顯著鐵電特性在次10奈米二氧化鋯鉿薄膜與鍺金氧半元件介面工程之研究

Abstract

More than Moore和Beyond Moore這兩個概念將是未來發展半導體的重要趨勢，本論文以此作為動機。在More than Moore方面，嵌入式非揮發記憶體扮演著十分重要的角色，本論文前半部分探討如何開發穩定的新式鐵電非揮發記憶體，透過基材的選用與應力的調變，解決傳統上二氧化鋯鉿(Hf0.5Zr0.5O2, HZO)鐵電薄膜遇到的高熱預算問題，成功在300°C的製程溫度下製作出高品質鐵電薄膜，也開發出超大殘餘極化量(remnant polarization, 2Pr~51.2 μC/cm2)的次10 nm HZO鐵電薄膜，並在超薄厚度下(3 nm)誘發出良好的鐵電特性。此外，針對Beyond Moore的概念，本論文的後半段使用較高遷移率的鍺來取代矽做為場效電晶體的通道材料，研究透過無氧的氮化鋁(AlN)鈍化層來解決介面氧化鍺熱穩定性不佳的問題，藉由抑制介面氧化鍺(GeOx)可以有效降低等效電容厚度(equivalent oxide thickness, EOT)與漏電流(Jg)，介面的缺陷密度也得以獲得改善。本論文進一步開發原子層轟擊(atomic layer bombardment, ALB)技術來製備AlN鈍化層，以提升鍺金氧半電容元件的特性，成功實現低EOT (~1.19 nm)與低Jg (~1.16×10-4 A/cm2)的高效能金氧半電容元件，並將此高品質AlN鈍化層整合至鍺基的鰭式場效電晶體(Ge FinFET)，擁有大於四個數量級的開關電流、低次臨界斜率(sub-threshold swing, SS~121 mV/dec)以及抑制短通道效應的效果。

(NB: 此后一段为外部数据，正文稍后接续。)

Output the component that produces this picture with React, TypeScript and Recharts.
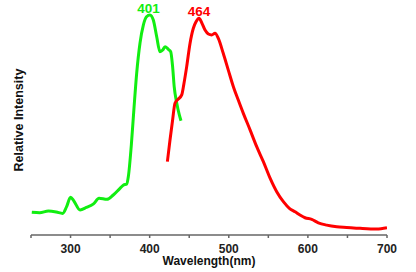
import React from 'react';
import { LineChart, Line, XAxis, YAxis, ReferenceDot, Label } from 'recharts';

const greenX = [251, 261, 272, 282, 290, 295, 300, 304, 312, 320, 329, 336, 346, 354, 362.5, 367, 371, 373, 377, 380, 383.6, 387.8, 392, 396, 400.4, 404.6, 408.9, 413, 416.5, 419.4, 423.6, 426.6, 429, 431, 434.2, 437.5, 439.6];
const greenY = [9.9, 9.7, 10.4, 10.0, 9.4, 12.3, 16.4, 14.9, 10.9, 12.0, 13.5, 16.0, 15.5, 17.4, 20.3, 21.7, 22.2, 25.3, 39.9, 54.3, 70.4, 83.5, 91.3, 94.9, 95.7, 93.5, 86.2, 79.7, 80.4, 81.9, 80.7, 79.7, 73.2, 64.5, 57.4, 52.2, 49.7];

const redX = [422.4, 425.7, 429, 432, 436.2, 440.5, 443.4, 446.8, 451, 455.2, 458.6, 462.4, 465.8, 470, 474.2, 478.4, 482.6, 486.8, 493, 499.4, 505.8, 512, 518.4, 526.9, 535.3, 543.7, 552.2, 560.6, 569, 576.6, 583.8, 590, 596.4, 604.8, 613.2, 623.8, 636.5, 649, 666, 687, 700];
const redY = [31.9, 41.3, 50, 57.3, 59.1, 60.9, 66, 73.2, 83.3, 89.9, 92.7, 94.2, 92.3, 89.1, 87.4, 87, 87.7, 85.5, 79, 71.7, 64.5, 58.7, 52.9, 45.7, 38.4, 31.9, 24.7, 18.8, 14.5, 11.6, 10.1, 8.7, 7.5, 6.8, 5.3, 4.3, 3.6, 3.3, 2.9, 2.6, 3.2];

const xTicks = [250, 300, 350, 400, 450, 500, 550, 600, 650, 700];
const peakLabels = ['401', '464'];
const peakX = [398.5, 462.4];
const peakY = [95.7, 94.2];
const peakColors = ['#11ee11', '#ff0000'];

const greenData = greenX.map((x, i) => ({ x, y: greenY[i] }));
const redData = redX.map((x, i) => ({ x, y: redY[i] }));

const FONT = '"Liberation Sans", Arial, sans-serif';

export default function App() {
  return (
    <div style={{ position: 'absolute', left: 0, top: 0, width: 416, height: 272, background: '#fff' }}>
      <LineChart width={416} height={272} margin={{ top: 5, right: 29, left: 31, bottom: 0 }}>
        <XAxis
          type="number"
          dataKey="x"
          domain={[250, 700]}
          ticks={xTicks}
          allowDataOverflow
          tickFormatter={(v: number) => (v % 100 === 0 ? String(v) : '')}
          tickSize={3}
          tickMargin={6}
          height={37}
          axisLine={{ stroke: '#666', strokeWidth: 1.5 }}
          tickLine={{ stroke: '#666', strokeWidth: 1.5 }}
          tick={{ fontFamily: FONT, fontWeight: 'bold', fontSize: 12, fill: '#222' }}
          interval={0}
        >
          <Label
            value="Wavelength(nm)"
            position="insideBottom"
            offset={7}
            style={{ fontFamily: FONT, fontWeight: 'bold', fontSize: 12, fill: '#111' }}
          />
        </XAxis>
        <YAxis
          type="number"
          domain={[0, 100]}
          width={0}
          tick={false}
          tickLine={false}
          axisLine={{ stroke: '#666', strokeWidth: 1.5 }}
        />
        <Line
          data={greenData}
          dataKey="y"
          type="monotone"
          stroke="#11ee11"
          strokeWidth={3}
          dot={false}
          isAnimationActive={false}
        />
        <Line
          data={redData}
          dataKey="y"
          type="monotone"
          stroke="#ff0000"
          strokeWidth={3}
          dot={false}
          isAnimationActive={false}
        />
        {peakLabels.map((t, i) => (
          <ReferenceDot
            key={t}
            x={peakX[i]}
            y={peakY[i]}
            r={0}
            stroke="none"
            fill="none"
            label={{
              value: t,
              position: 'top',
              offset: 2,
              style: { fontFamily: FONT, fontWeight: 'bold', fontSize: 13.5, fill: peakColors[i] },
            }}
          />
        ))}
      </LineChart>
      <div
        style={{
          position: 'absolute',
          left: 19,
          top: 120,
          width: 160,
          textAlign: 'center',
          transform: 'translate(-50%, -50%) rotate(-90deg)',
          fontFamily: FONT,
          fontWeight: 'bold',
          fontSize: 12.5,
          lineHeight: '14px',
          color: '#111',
          whiteSpace: 'nowrap',
        }}
      >
        Relative Intensity
      </div>
    </div>
  );
}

“More than Moore” and “beyond Moore” are the important trend of development of advanced semiconductor technology in the future. In “More than Moore”, embedded non-volatile memory plays an important role. In the first half of this thesis, well-behaved ferroelectric non-volatile memory devices were investigated. Based on the selection of the bottom electrode and the modulation of film stress, the critical issue of high annealing temperatures for ferroelectric phase formation in hafnium zirconium oxide (Hf0.5Zr0.5O2, HZO) was solved. Pronounced ferroelectric sub-10 nm HZO thin films were accomplished with a low process temperature of only 300°C and a record high remnant polarization (2Pr~51.2 μC/cm2), and significant ferroelectricity and a low coercive field were also achieved in the 3nm HZO thin film. For the “Beyond Moore”, germanium was used as the channel material in this study. Owing to the poor thermal stability of interfacial GeOx, the non-oxygen aluminum nitride (AlN) passivation layer was proposed in the second part of this thesis. High-quality interface engineering with the suppression of interfacial GeOx by the AlN passivation layer is an effective approach to produce a significant enhancement in electrical properties of the high-K gate dielectrics on Ge, including equivalent oxide thickness (EOT), gate leakage current (Jg) and interface traps. In addition, the atomic layer bombardment (ALB) technique was introduced to further improve the performance of the AlN passivation layer in germanium devices. A low EOT (~1.19 nm), Jg (~1.16×10-4 A/cm2) and high reliability were achieved in germanium metal-oxide-semiconductor capacitors. Moreover, the electrical characteristics with >104 on/off ratio, a low sub-threshold swing ~121 mV/dec and suppression of short channel effects were also achieved by the high-quality AlN passivation layer in Ge-based FinFETs.